* Given instruction:
Leaving the pictures out, print the lines from the first line of the listing through the line containing "import pandas as pd", exactly as they read, and no others.
— BEGIN Information provided —
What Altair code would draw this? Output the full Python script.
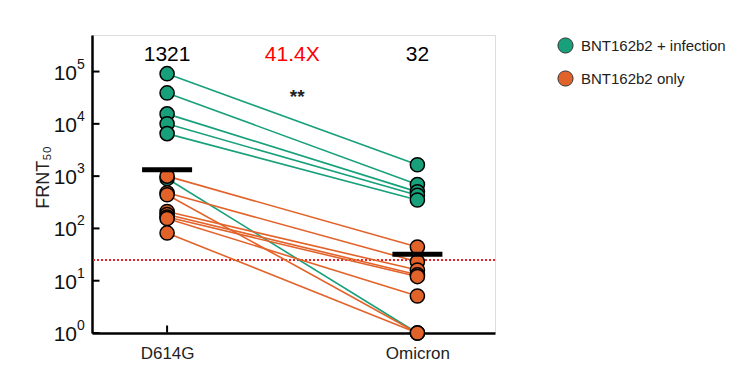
import altair as alt
import pandas as pd

# ---- data ----
groups = ["BNT162b2 + infection"] * 6 + ["BNT162b2 only"] * 8
d614g = [91000, 39000, 15500, 10000, 6500, 900,
         1000, 480, 440, 210, 185, 165, 155, 82]
omicron = [1650, 690, 500, 430, 350, 1,
           44, 23, 1, 16, 13, 12, 5.1, 1]
variants = ["D614G", "Omicron"]
geo_means = [1321, 32]
top_labels = ["1321", "41.4X", "32"]
top_label_x = [0, 0.5, 1]
y_ticks = [1, 10, 100, 1000, 10000, 100000]
y_exps = ["0", "1", "2", "3", "4", "5"]
lod = 25

green = "#17a07a"
orange = "#e2632a"

rows = []
for i, (g, a, b) in enumerate(zip(groups, d614g, omicron)):
    rows.append({"subject": i, "group": g, "xi": 0, "value": a})
    rows.append({"subject": i, "group": g, "xi": 1, "value": b})
df = pd.DataFrame(rows)

gm_df = pd.DataFrame({"xi": [0, 1], "value": geo_means})
txt_df = pd.DataFrame({"xi": top_label_x, "label": top_labels,
                       "value": [2.1e5] * 3,
                       "col": ["black", "red", "black"]})
star_df = pd.DataFrame({"xi": [0.52], "value": [3.2e4], "label": ["**"]})
lod_df = pd.DataFrame({"value": [lod]})
ytick_df = pd.DataFrame({"value": y_ticks, "exp": y_exps, "base": ["10"] * 6})
xtick_df = pd.DataFrame({"xi": [0, 1]})

xscale = alt.Scale(domain=[-0.3, 1.31], nice=False, zero=False)
yscale = alt.Scale(type="log", domain=[1, 5e5], nice=False)
cscale = alt.Scale(domain=["BNT162b2 + infection", "BNT162b2 only"],
                   range=[green, orange])

x_enc = alt.X("xi:Q", scale=xscale, axis=alt.Axis(
    values=[0, 1], title=None, grid=False, domainColor="black",
    domainWidth=2.5, ticks=False,
    labelExpr="datum.value == 0 ? 'D614G' : 'Omicron'",
    labelFont="Liberation Sans", labelFontSize=17, labelColor="#222",
    labelPadding=12))
y_enc = alt.Y("value:Q", scale=yscale, axis=alt.Axis(
    values=y_ticks, grid=False, labels=False,
    title="FRNT₅₀", titleFont="Liberation Sans", titleFontSize=18,
    titleFontWeight="normal", titleColor="#222", titlePadding=40,
    titleY=142,
    domainColor="black", domainWidth=2.5, ticks=False))

lines = alt.Chart(df).mark_line(strokeWidth=1.6).encode(
    x=x_enc, y=y_enc,
    color=alt.Color("group:N", scale=cscale, legend=None),
    detail="subject:N")

points = alt.Chart(df).mark_point(filled=True, size=200, stroke="black",
                                  strokeWidth=1.5, opacity=1).encode(
    x="xi:Q", y="value:Q",
    color=alt.Color("group:N", scale=cscale, legend=alt.Legend(
        title=None, orient="none", legendX=465, legendY=2,
        symbolType="circle", symbolSize=230, symbolStrokeColor="#333",
        symbolStrokeWidth=1, symbolOpacity=1,
        labelFont="Liberation Sans", labelFontSize=15,
        labelColor="#222", rowPadding=12, labelOffset=7)))

yticks = alt.Chart(ytick_df).mark_tick(orient="horizontal", size=7,
                                       thickness=2, color="black",
                                       opacity=1).encode(
    x=alt.value(4), y="value:Q")
ybase = alt.Chart(ytick_df).mark_text(font="Liberation Sans", fontSize=21,
                                      align="right", baseline="middle",
                                      color="#111", dy=2).encode(
    x=alt.value(-15), y="value:Q", text="base:N")
yexp = alt.Chart(ytick_df).mark_text(font="Liberation Sans", fontSize=14,
                                     align="left", baseline="middle",
                                     color="#111", dy=-7).encode(
    x=alt.value(-15), y="value:Q", text="exp:N")
xticks = alt.Chart(xtick_df).mark_tick(orient="vertical", size=7,
                                       thickness=2, color="black",
                                       opacity=1).encode(
    x="xi:Q", y=alt.value(294))

lod_rule = alt.Chart(lod_df).mark_rule(color="#e8202a", strokeWidth=2,
                                       strokeDash=[2, 2]).encode(y="value:Q")

gm = alt.Chart(gm_df).mark_tick(orient="horizontal", size=50, thickness=5,
                                color="black", opacity=1).encode(
    x="xi:Q", y="value:Q")

txt = alt.Chart(txt_df).mark_text(font="Liberation Sans", fontSize=21,
                                  baseline="middle").encode(
    x="xi:Q", y="value:Q", text="label:N",
    color=alt.Color("col:N", scale=None))

star = alt.Chart(star_df).mark_text(font="Liberation Sans", fontSize=19,
                                    fontWeight="bold", baseline="middle",
                                    color="#222").encode(
    x="xi:Q", y="value:Q", text="label:N")

chart = alt.layer(lod_rule, lines, yticks, xticks, ybase, yexp, points, gm,
                  txt, star).resolve_scale(color="independent").resolve_legend(
    color="independent").properties(
    width=403, height=298,
    autosize=alt.AutoSizeParams(type="none"),
    padding={"left": 84, "top": 27, "right": 237, "bottom": 30},
).configure_view(stroke=None).configure(background="white")

chart.save("out.html", embed_options={"renderer": "svg", "actions": False})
— END Information provided —
* Task output:
What Altair code would draw this? Output the full Python script.
import altair as alt
import pandas as pd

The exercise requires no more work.